Aanklager
De bekende reformator Luther had eens een droom. In die droom stond de duivel voor hem met een lange lijst van zonden. Van niet één van die zonden kon Luther zeggen dat hij die niet had bedreven. Eigenlijk moest hij aan die lijst nog zonden toevoegen, die de satan had vergeten. Maar wat deed Luther vervolgens? Hij doopte zijn pen in rode inkt en schreef dwars door die zondenlijst: “En het bloed van Jezus Christus, Gods Zoon reinigt van alle zonden.” Daarna verscheurde hij het papier en gooide het in het vuur. Toen hij opkeek, was de duivel verdwenen.
De betekenissen van ‘duivel’ en ‘satan’ zeggen al veel over wie de duivel is. ‘Satan’ betekent namelijk een ‘aanklager die vijandig gezind is’. ‘Duivel’ komt van een Grieks woord dat de volgende betekenissen heeft: uit elkaar gooien, verstrooien, haten, aanklagen, aanbrengen en lasteren. In het Nieuwe Testament heeft de duivel veel verschillende namen: de boze, de vijand, de verzoeker, de overste van deze wereld, de god van deze eeuw, de overste van de macht van de lucht, de draak, de oude slang, de verleider en de moordenaar van het begin af. In deze namen wordt snel duidelijk wie hij is: de absolute tegenovergestelde van God.
Aangenomen wordt dat de duivel de leider was van de opstand tegen God, waardoor hij met zijn demonen uit de hemel werd geworpen (Openbaring 12:9). De duivel wil de relatie tussen God en mens kapot maken en de mens naar ziel en lichaam verwoesten. Zijn macht reikt ver: de koninkrijken van de aarde staan tot zijn beschikking (Lukas 4:6).
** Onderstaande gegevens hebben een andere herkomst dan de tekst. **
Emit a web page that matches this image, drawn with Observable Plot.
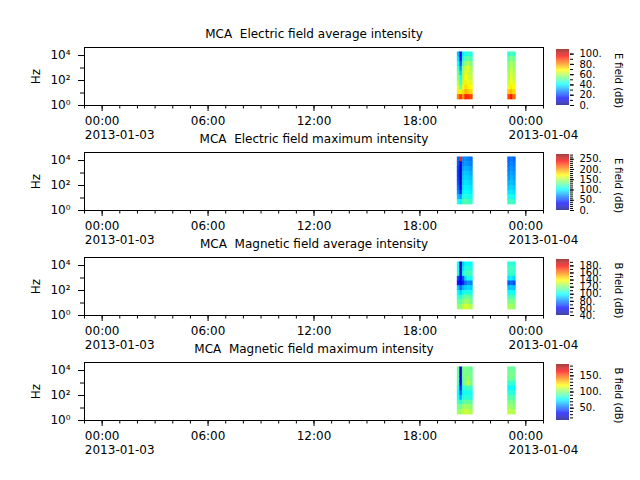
<!DOCTYPE html>
<html>
<head>
<meta charset="utf-8">
<script src="https://cdn.jsdelivr.net/npm/d3@7"></script>
<script src="https://cdn.jsdelivr.net/npm/@observablehq/plot@0.6"></script>
<style>
  html, body { margin: 0; padding: 0; background: white; }
  #chart { position: relative; width: 640px; height: 480px; background: white; overflow: hidden; }
  #chart svg { position: absolute; }
  svg text { white-space: pre; }
</style>
</head>
<body>
<div id="chart"></div>
<script>
// ---------- data ----------
const titles = [
  "MCA  Electric field average intensity",
  "MCA  Electric field maximum intensity",
  "MCA  Magnetic field average intensity",
  "MCA  Magnetic field maximum intensity"
];
const cbarLabels = ["E field (dB)", "E field (dB)", "B field (dB)", "B field (dB)"];
const cbarDomains = [[0, 109], [0, 273], [40, 198], [12, 185]];
const cbarLabelTicks = [
  [0, 20, 40, 60, 80, 100],
  [0, 50, 100, 150, 200, 250],
  [40, 60, 80, 100, 120, 140, 160, 180],
  [50, 100, 150]
];
const cbarMinorTicks = [
  [0, 10, 20, 30, 40, 50, 60, 70, 80, 90, 100],
  [0, 10, 20, 30, 40, 50, 60, 70, 80, 90, 100, 110, 120, 130, 140, 150, 160, 170, 180, 190, 200, 210, 220, 230, 240, 250, 260, 270],
  [40, 50, 60, 70, 80, 90, 100, 110, 120, 130, 140, 150, 160, 170, 180, 190],
  [20, 30, 40, 50, 60, 70, 80, 90, 100, 110, 120, 130, 140, 150, 160, 170, 180]
];
const timeTickLabels = ["2013-01-03T00:00Z", "2013-01-03T06:00Z", "2013-01-03T12:00Z", "2013-01-03T18:00Z", "2013-01-04T00:00Z"];
const dateTickLabels = ["2013-01-03T00:00Z", "2013-01-04T00:00Z"];
const yLabelTicks = [1, 100, 10000];
const yMinorTicks = [10, 1000];
const yTickText = {1: "10\u2070", 100: "10\u00b2", 10000: "10\u2074"};
// jet colormap stops
const jetColors = ["#000080", "#0000ff", "#0080ff", "#00ffff", "#80ff80", "#ffff00", "#ff8000", "#ff0000", "#800000"];

// frequency bin edges (Hz), bottom -> top
const freqEdges = [3, 7.2, 17, 40, 95, 230, 540, 1300, 3100, 7500, 18000];
// time column edges: two passes
const columns = [
  ["2013-01-03T20:08Z", "2013-01-03T20:17Z"],
  ["2013-01-03T20:17Z", "2013-01-03T20:25Z"],
  ["2013-01-03T20:25Z", "2013-01-03T20:34Z"],
  ["2013-01-03T20:34Z", "2013-01-03T20:42Z"],
  ["2013-01-03T20:42Z", "2013-01-03T20:51Z"],
  ["2013-01-03T20:51Z", "2013-01-03T21:00Z"],
  ["2013-01-03T23:00Z", "2013-01-03T23:09Z"],
  ["2013-01-03T23:09Z", "2013-01-03T23:17Z"],
  ["2013-01-03T23:17Z", "2013-01-03T23:26Z"]
];

// intensities (dB): rows top (high freq) -> bottom (low freq), 9 columns each
const eAvg = [
  [34, 12, 40, 44, 46, 44,   44, 50, 46],
  [38, 15, 44, 50, 52, 48,   50, 56, 52],
  [42, 22, 50, 56, 60, 54,   54, 60, 56],
  [48, 30, 56, 62, 66, 58,   56, 62, 58],
  [52, 36, 58, 66, 62, 60,   58, 64, 60],
  [56, 42, 60, 68, 64, 62,   60, 66, 62],
  [60, 46, 62, 70, 66, 64,   62, 68, 64],
  [64, 52, 66, 72, 70, 68,   66, 70, 68],
  [70, 64, 72, 76, 74, 72,   74, 76, 72],
  [82, 90, 80, 92, 90, 88,   88, 94, 84]
];
const eMax = [
  [60, 230, 70, 72, 66, 64,    60, 66, 62],
  [55, 20, 70, 75, 72, 68,     64, 70, 66],
  [50, 18, 78, 82, 80, 74,     68, 74, 70],
  [48, 18, 84, 88, 86, 80,     72, 78, 74],
  [50, 20, 88, 92, 90, 86,     76, 82, 78],
  [55, 25, 92, 96, 94, 90,     82, 86, 82],
  [62, 30, 96, 100, 98, 94,    88, 92, 88],
  [70, 45, 100, 104, 102, 98,  96, 98, 94],
  [85, 75, 108, 112, 110, 106, 106, 108, 104],
  [110, 100, 118, 124, 120, 116, 118, 122, 116]
];
const bAvg = [
  [100, 48, 92, 100, 100, 100,  104, 106, 104],
  [102, 50, 96, 104, 106, 104,  108, 110, 108],
  [104, 55, 100, 110, 112, 108, 106, 108, 106],
  [70, 58, 72, 96, 104, 100,    96, 98, 94],
  [62, 55, 64, 78, 82, 80,      74, 76, 72],
  [90, 75, 88, 92, 94, 92,      90, 92, 90],
  [100, 92, 100, 104, 104, 102, 100, 102, 100],
  [108, 104, 112, 116, 116, 112, 110, 112, 110],
  [116, 114, 120, 124, 122, 118, 118, 120, 118],
  [122, 120, 128, 132, 130, 126, 124, 126, 122]
];
const bMax = [
  [92, 22, 96, 98, 96, 94,     94, 96, 94],
  [94, 24, 96, 98, 98, 96,     96, 98, 96],
  [92, 26, 94, 98, 104, 96,    94, 96, 94],
  [90, 30, 92, 100, 112, 98,   84, 86, 84],
  [84, 40, 84, 86, 88, 86,     76, 78, 76],
  [78, 50, 78, 80, 80, 80,     82, 84, 82],
  [80, 62, 82, 84, 84, 82,     90, 92, 90],
  [90, 82, 92, 94, 94, 92,     96, 98, 96],
  [98, 96, 102, 104, 104, 100, 102, 104, 100],
  [104, 102, 108, 112, 110, 106, 108, 110, 106]
];
const panelValues = [eAvg, eMax, bAvg, bMax];

// ---------- helpers ----------
const nRows = freqEdges.length - 1;
function buildCells(values) {
  const cells = [];
  values.forEach((row, r) => {
    const k = nRows - 1 - r;
    row.forEach((v, c) => {
      cells.push({
        t1: new Date(columns[c][0]), t2: new Date(columns[c][1]),
        f1: freqEdges[k], f2: freqEdges[k + 1], v
      });
    });
  });
  return cells;
}
const xDomain = [new Date("2013-01-02T23:00Z"), new Date("2013-01-04T01:00Z")];
const hourTicks = d3.utcHour.range(xDomain[0], new Date(+xDomain[1] + 1));
const majorDates = timeTickLabels.map(s => new Date(s));
const dateDates = dateTickLabels.map(s => new Date(s));
const fmtTime = d3.utcFormat("%H:%M");
const fmtDate = d3.utcFormat("%Y-%m-%d");

const chart = document.getElementById("chart");
const font = "DejaVu Sans";

titles.forEach((title, i) => {
  const top = 25 + 105 * i;
  const [cmin, cmax] = cbarDomains[i];
  const colorDomain = jetColors.map((_, j) => cmin + (cmax - cmin) * j / (jetColors.length - 1));
  const colorOpts = {type: "linear", domain: colorDomain, range: jetColors, interpolate: "rgb", clamp: true};

  const main = Plot.plot({
    width: 640, height: 120,
    marginLeft: 84, marginRight: 97, marginTop: 22, marginBottom: 40,
    style: {background: "transparent", fontFamily: font, fontSize: "12px", overflow: "visible", color: "black"},
    x: {type: "utc", domain: xDomain},
    y: {type: "log", domain: [1, 44000]},
    color: colorOpts,
    marks: [
      Plot.rect(buildCells(panelValues[i]), {x1: "t1", x2: "t2", y1: "f1", y2: "f2", fill: "v", stroke: "v", strokeWidth: 0.5}),
      Plot.frame({stroke: "black", strokeWidth: 1}),
      Plot.axisX({ticks: hourTicks, tickSize: 3.5, tickFormat: () => "", label: null}),
      Plot.axisX({ticks: majorDates, tickSize: 6, tickFormat: () => "", label: null}),
      Plot.text(majorDates, {x: d => d, text: d => fmtTime(d), frameAnchor: "bottom", dy: 19, fontSize: 12}),
      Plot.text(dateDates, {x: d => d, text: d => fmtDate(d), frameAnchor: "bottom", textAnchor: "start", dx: -17.3, dy: 33, fontSize: 12}),
      Plot.axisY({ticks: yMinorTicks, tickSize: 4, tickFormat: () => "", label: null}),
      Plot.axisY({ticks: yLabelTicks, tickSize: 6, tickPadding: 8, tickFormat: d => yTickText[d], label: null, fontSize: 12}),
      Plot.text([title], {frameAnchor: "top", lineAnchor: "middle", dy: -13, fontSize: 12}),
      Plot.text(["Hz"], {frameAnchor: "left", textAnchor: "middle", lineAnchor: "middle", dx: -48, rotate: -90, fontSize: 12})
    ]
  });
  main.style.left = "0px";
  main.style.top = top + "px";
  chart.appendChild(main);

  const step = (cmax - cmin) / 120;
  const steps = d3.range(cmin, cmax - step / 2, step);
  const cbar = Plot.plot({
    width: 100, height: 120,
    marginLeft: 16, marginRight: 71, marginTop: 24, marginBottom: 40,
    style: {background: "transparent", fontFamily: font, fontSize: "10px", overflow: "visible", color: "black"},
    x: {domain: [0, 1], axis: null},
    y: {domain: [cmin, cmax]},
    color: colorOpts,
    marks: [
      Plot.rect(steps, {x1: 0, x2: 1, y1: d => d, y2: d => d + step * 1.02, fill: d => d + step / 2}),
      Plot.axisY({anchor: "right", ticks: cbarMinorTicks[i], tickSize: 3, tickFormat: () => "", label: null}),
      Plot.axisY({anchor: "right", ticks: cbarLabelTicks[i], tickSize: 4, tickPadding: 6, tickFormat: d => d + ".", label: null, fontSize: 10}),
      Plot.text([cbarLabels[i]], {frameAnchor: "right", textAnchor: "middle", lineAnchor: "middle", dx: 49, dy: 3, rotate: 90, fontSize: 10})
    ]
  });
  cbar.style.left = "540px";
  cbar.style.top = top + "px";
  chart.appendChild(cbar);
});
</script>
</body>
</html>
Hij heeft mensen in zijn macht (Mattheüs 6:13). Zij kunnen daar zelf niet onder vandaan komen, omdat ze zich bij hem thuis voelen. In het paradijs heeft de mens voor de duivel gekozen. Sindsdien willen we van onszelf niet meer naar God luisteren, maar zelf de dienst uitmaken. In Genesis 3 valt het op dat God de mens aanspreekt en verantwoordelijk houdt voor de zonde (Genesis 3:17). We kunnen dus niet de duivel de schuld geven als we zondigen. Omdat de verlangens van ons hart vanuit onszelf aansluiten bij wat de duivel ons voorhoudt, is de strijd tegen ‘de boze’ heel zwaar. De Heere Jezus leerde ons daarom bidden: ‘Leid ons niet in verzoeking, maar verlos ons van de boze’.
Er is één tactiek waarmee wij de duivel kunnen weerstaan: Gods wapenuitrusting aandoen – zie ook bijbelrooster dag 3 – en bidden in Jezus’ naam. Dat wil zeggen: Hem te hulp roepen in onze zware strijd. De Heere Jezus is namelijk de enige die tegen de duivel opgewassen is! Door Zijn lijden, sterven en opstanding, heeft de Heere Jezus de kop van de duivel vermorzeld en hem zijn macht ontnomen (Kolossenzen 2:15). De duivel is dus verslagen, maar toch gaat hij nog voor een korte tijd rond als een briesende leeuw, op zoek naar wie hij kan verslinden (1 Petrus 5:8). Zijn aanvallen richt hij vooral op de gelovigen. Maar hij weet dat hij eigenlijk niets tegen hen kan beginnen, omdat zij onder de macht staan van Koning Jezus, Die de duivel heeft overwonnen. De ongelovigen laat hij graag met rust. Ze mochten zijn ware aard eens gaan ontdekken…
Net als Luther deed, mogen wij de duivel wijzen op het kruis. Dat is het bewijs dat hij in het leven van Gods kinderen niks meer te vertellen heeft. Toch gaat de duivel door met zijn werk. Hij blijft liegen, aanvallen en verwoesten en dat wordt alleen maar intenser als Jezus’ wederkomst dichterbij komt. Toch kan de duivel de uitkomst van de strijd niet veranderen. Die ligt vast. Als Jezus, de Overwinnaar, terugkomt, stoot hij de duivel definitief van zijn troon. Samen met zijn demonen en met de mensen die hem als koning vereren, wordt hij in de eeuwige poel van vuur gegooid (Openbaring 20:10). Wie is jouw koning?